Wade set down his fork. "The crash site," he said. "Where they found Pirelli's car. After Elena took it."
The room waited.
"We've been chasing her digitally. But she crashed that car and walked away from it, injured or not, in the middle of the night.
Wherever she went next, it started there.
" He shifted his leg off the pillows. Testing it.
"I want to walk the ground. See what's within range — on foot, in the dark, for a woman running scared. "
“I’m going with you,” Cara said.
Gabe looked past them, out the kitchen window. Full dark. Oregon coast in January dark, which wasn’t just the absence of light. It was a thing with presence, black, and wet, and deep, and hostile to anyone trying to find anything in it.
“In the morning,” he said.
Cara turned. “We’ve already lost three days. Elena’s out there right now, tonight, with nothing—”
“And you’ve got bruised ribs and Wade’s got a knee held together with dental floss.
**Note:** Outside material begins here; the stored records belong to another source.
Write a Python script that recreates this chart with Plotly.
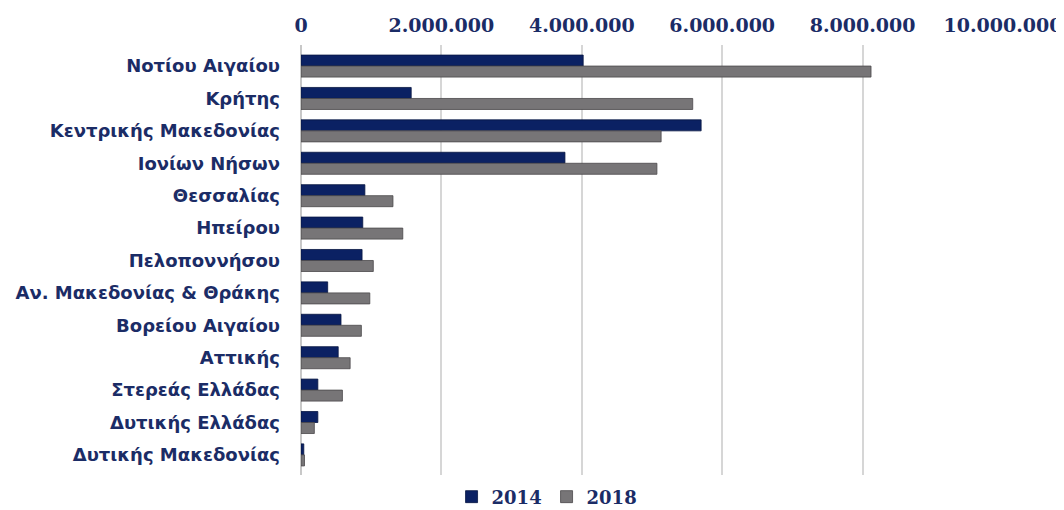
import plotly.graph_objects as go

regions = ["Νοτίου Αιγαίου", "Κρήτης", "Κεντρικής Μακεδονίας", "Ιονίων Νήσων",
           "Θεσσαλίας", "Ηπείρου", "Πελοποννήσου", "Αν. Μακεδονίας & Θράκης",
           "Βορείου Αιγαίου", "Αττικής", "Στερεάς Ελλάδας", "Δυτικής Ελλάδας",
           "Δυτικής Μακεδονίας"]
values_2014 = [4020000, 1570000, 5700000, 3760000, 910000, 880000, 870000,
               380000, 570000, 530000, 240000, 240000, 40000]
values_2018 = [8120000, 5580000, 5130000, 5070000, 1310000, 1450000, 1030000,
               980000, 860000, 700000, 590000, 190000, 50000]
tick_vals = [0, 2000000, 4000000, 6000000, 8000000, 10000000]

navy = "#0B2163"
grey = "#777577"
text_col = "#1B2C66"

fig = go.Figure()
fig.add_trace(go.Bar(y=regions, x=values_2014, name="2014", orientation="h",
                     marker=dict(color=navy, line=dict(color="#081743", width=0.8))))
fig.add_trace(go.Bar(y=regions, x=values_2018, name="2018", orientation="h",
                     marker=dict(color=grey, line=dict(color="#4a484a", width=0.8))))

fig.update_layout(
    width=1056, height=502,
    barmode="group", bargap=0.32, bargroupgap=0,
    plot_bgcolor="white", paper_bgcolor="white",
    separators=",.",
    margin=dict(l=293, r=61, t=37, b=35),
    legend=dict(orientation="h", xref="container", yref="container",
                x=0.51, xanchor="center", y=0.026, yanchor="middle",
                font=dict(family="DejaVu Serif", size=18, color=text_col, weight="bold"),
                itemwidth=30, entrywidth=50, entrywidthmode="pixels",
                bgcolor="rgba(0,0,0,0)", traceorder="normal"),
    xaxis=dict(side="top", range=[0, 10000000], tickvals=tick_vals, tickformat=",d",
               showgrid=True, gridcolor="#D6D6D6", gridwidth=2,
               zeroline=True, zerolinecolor="#C8C8C8", zerolinewidth=2,
               tickfont=dict(family="DejaVu Serif", size=19, color=text_col, weight="bold"),
               ticks="", ticklabelstandoff=8, ticklabeloverflow="allow", automargin=False),
    yaxis=dict(range=[12.62, -0.65], showgrid=False, ticks="", automargin=False,
               ticklabelstandoff=20,
               tickfont=dict(family="DejaVu Sans", size=18, color=text_col, weight="bold")),
)

fig.write_html("out.html")
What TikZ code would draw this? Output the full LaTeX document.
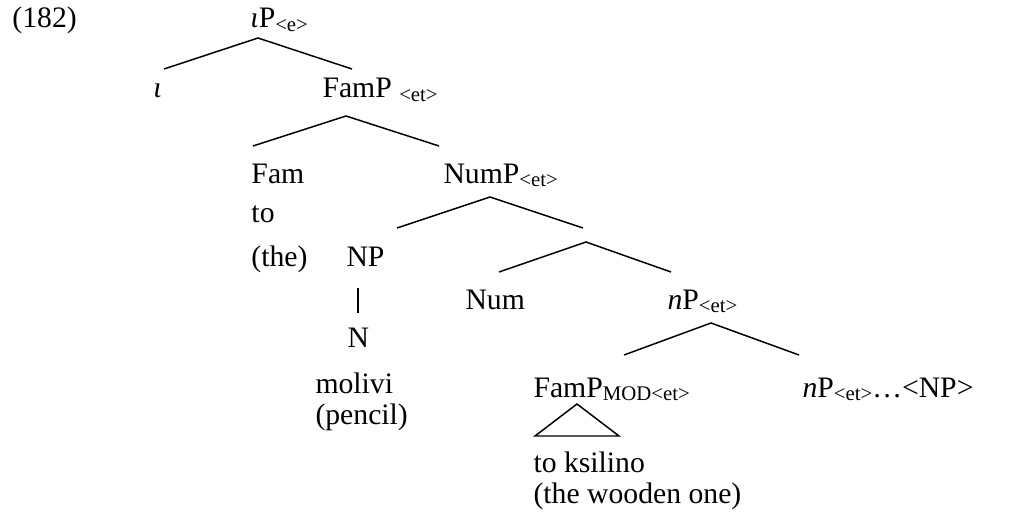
\documentclass[tikz,border=0pt]{standalone}
\usepackage{fontspec}
\setmainfont{Liberation Serif}
\usetikzlibrary{positioning, calc}
\newcommand{\tsub}[1]{\raisebox{-1.6pt}{\fontsize{8.4}{9}\selectfont #1}}

\begin{document}
\begin{tikzpicture}[x=0.404pt, y=-0.404pt, font=\fontsize{12}{14}\selectfont, lab/.style={anchor=base west, inner sep=0pt}, branch/.style={line width=0.6pt}]
\useasboundingbox (0,0) rectangle (1010,517);
\node[lab] (ex) at (12,28) {(182)};
\node[lab] (iP) at (250,28) {\textit{ι}P\tsub{<e>}};
\node[lab] (iota) at (153,98) {\textit{ι}};
\node[lab] (famP) at (322,98) {FamP \tsub{<et>}};
\node[lab] (fam) at (251,183) {Fam};
\node[lab] (famto) at (251,222) {to};
\node[lab] (famthe) at (251,266) {(the)};
\node[lab] (numP) at (443,183) {NumP\tsub{<et>}};
\node[lab] (NP) at (346,266) {NP};
\node[lab] (N) at (347,347) {N};
\node[lab] (molivi) at (315,393) {molivi};
\node[lab] (pencil) at (315,424) {(pencil)};
\node[lab] (num) at (465,309) {Num};
\node[lab] (nP) at (667,309) {\textit{n}P\tsub{<et>}};
\node[lab] (famPmod) at (533,397) {FamP\tsub{MOD<et>}};
\node[lab] (nPlow) at (802,397) {\textit{n}P\tsub{<et>}\dots<NP>};
\node[lab] (ksilino) at (533,472) {to ksilino};
\node[lab] (wooden) at (533,503) {(the wooden one)};
% branch points
\coordinate (iP-top) at (258,38);
\coordinate (iP-l) at (164,69);
\coordinate (iP-r) at (352,69);
\coordinate (famP-top) at (346,116);
\coordinate (famP-l) at (253,146);
\coordinate (famP-r) at (439,146);
\coordinate (numP-top) at (490,197);
\coordinate (numP-l) at (397,228);
\coordinate (numP-r) at (583,228);
\coordinate (bar-top) at (586,242);
\coordinate (bar-l) at (499,272);
\coordinate (bar-r) at (671,272);
\coordinate (nP-top) at (711,323);
\coordinate (nP-l) at (624,355);
\coordinate (nP-r) at (799,355);
\coordinate (tri-top) at (577,404);
\coordinate (tri-l) at (535,436);
\coordinate (tri-r) at (619,436);
\draw[branch] (iP-l) -- (iP-top) -- (iP-r);
\draw[branch] (famP-l) -- (famP-top) -- (famP-r);
\draw[branch] (numP-l) -- (numP-top) -- (numP-r);
\draw[branch] (bar-l) -- (bar-top) -- (bar-r);
\draw[branch] (nP-l) -- (nP-top) -- (nP-r);
\draw[branch] (NP.south -| N.north) ++(0,22) -- ++(0,25);
\draw[branch] (tri-top) -- (tri-l) -- (tri-r) -- cycle;
\end{tikzpicture}
\end{document}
Going out in the dark on roads you don’t know is how people end up in ditches, not how people get found.”
“Gabe—”
“He’s right.” Reagan. Calm, practical, immovable. “First light gives you visibility, open businesses, people who might actually talk to you. Going out now gives you nothing but risk.”
Cara and Wade exchanged a look—the shared language of two people who ran toward problems and did not enjoy being told to wait. Wade’s jaw was set. Cara’s arms were crossed. The combined stubbornness in the room could have powered a small generator.
From the couch, Piper spoke. She hadn’t looked up from her textbook.
“You can’t find someone in the dark. That’s not even a strategy, that’s just driving around being frustrated in a car instead of being frustrated in a house.
” She turned a page. “At least here there are leftovers. And I may or may not have hidden the last quart of cookie dough ice cream behind that desiccated salmon in the freezer.”
The room was quiet for a beat. Then Wade made a sound that might have been a laugh if it hadn’t been so tired.
Cara looked at Gabe. The argument from the parking lot was still in her eyes—the door that had closed, the word she hadn’t said. But this was different. Tactical, not personal. And she was smart enough to know the difference, even when everything inside her wanted to blur it.
“Fine,” she said. “First light.”
“First light,” Wade agreed.
The house settled. Tom went back to his screens. Reagan cleaned up with quiet purpose. Piper closed her textbook and curled up on the end of the couch, asleep within ten minutes. Wade covered her with the blanket from the back of the couch
Gabe stepped out onto the porch.
Behind him, the house glowed. Tom at his screens. Reagan organizing something. Wade checking routes for the morning. And Cara—somewhere in there, not looking at him. Which said everything.